▶ _Written instruction_: Copy every line of the data that contains the string "this".

=== Data to use ===

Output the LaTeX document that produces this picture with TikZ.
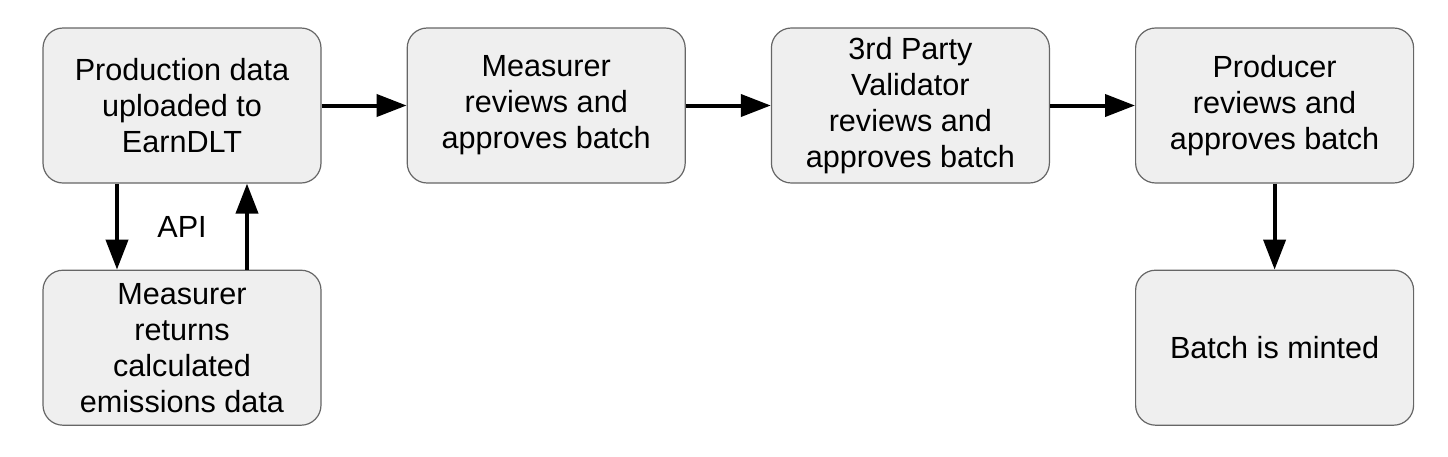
\documentclass[tikz,border=0pt]{standalone}
\usepackage{fontspec}
\setmainfont{Liberation Sans}
\usetikzlibrary{positioning,calc,arrows.meta}

\definecolor{boxfill}{HTML}{EFEFEF}
\definecolor{boxline}{HTML}{666666}

\tikzstyle{stepbox} = [draw=boxline, fill=boxfill, line width=0.6pt,
    rectangle, rounded corners=10pt, minimum width=139pt, minimum height=77.5pt,
    align=center, font=\fontsize{15.3}{18}\selectfont]
\tikzstyle{flow} =[line width=2pt, -{Triangle[length=15pt,width=11pt]}]

\begin{document}
\begin{tikzpicture}
\useasboundingbox (0,0) rectangle (724pt,-228pt);
\node [stepbox] (upload) at (91pt,-52.75pt) {Production data\\uploaded to\\EarnDLT};
\node [stepbox, right=42.5pt of upload] (measrev) {Measurer\\reviews and\\approves batch};
\node [stepbox, right=42.5pt of measrev] (validator) {3rd Party\\Validator\\reviews and\\approves batch};
\node [stepbox, right=42.5pt of validator] (producer) {Producer\\reviews and\\approves batch};
\node [stepbox, below=43pt of upload] (calc) {Measurer\\returns\\calculated\\emissions data};
\node [stepbox, below=43pt of producer] (minted) {Batch is minted};
\node [font=\fontsize{15.3}{18}\selectfont] (api) at ($(upload.south)!0.5!(calc.north)$) {API};

\draw [flow] (upload) -- (measrev);
\draw [flow] (measrev) -- (validator);
\draw [flow] (validator) -- (producer);
\draw [flow] (producer) -- (minted);
\draw [flow] ([xshift=-32.5pt]upload.south) -- ([xshift=-32.5pt]calc.north);
\draw [flow] ([xshift=32.5pt]calc.north) -- ([xshift=32.5pt]upload.south);
\end{tikzpicture}
\end{document}
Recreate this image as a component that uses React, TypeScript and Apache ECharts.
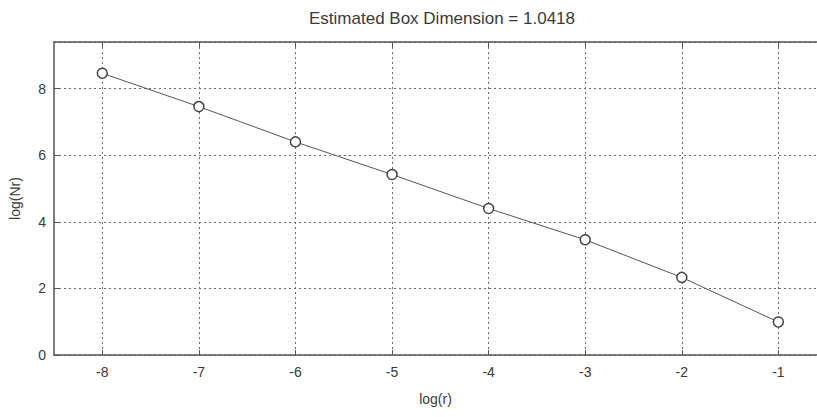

===

▶ _Exercise result_:
Output the LaTeX document that produces this picture with TikZ.
Recreate this image as a component that uses React, TypeScript and Apache ECharts.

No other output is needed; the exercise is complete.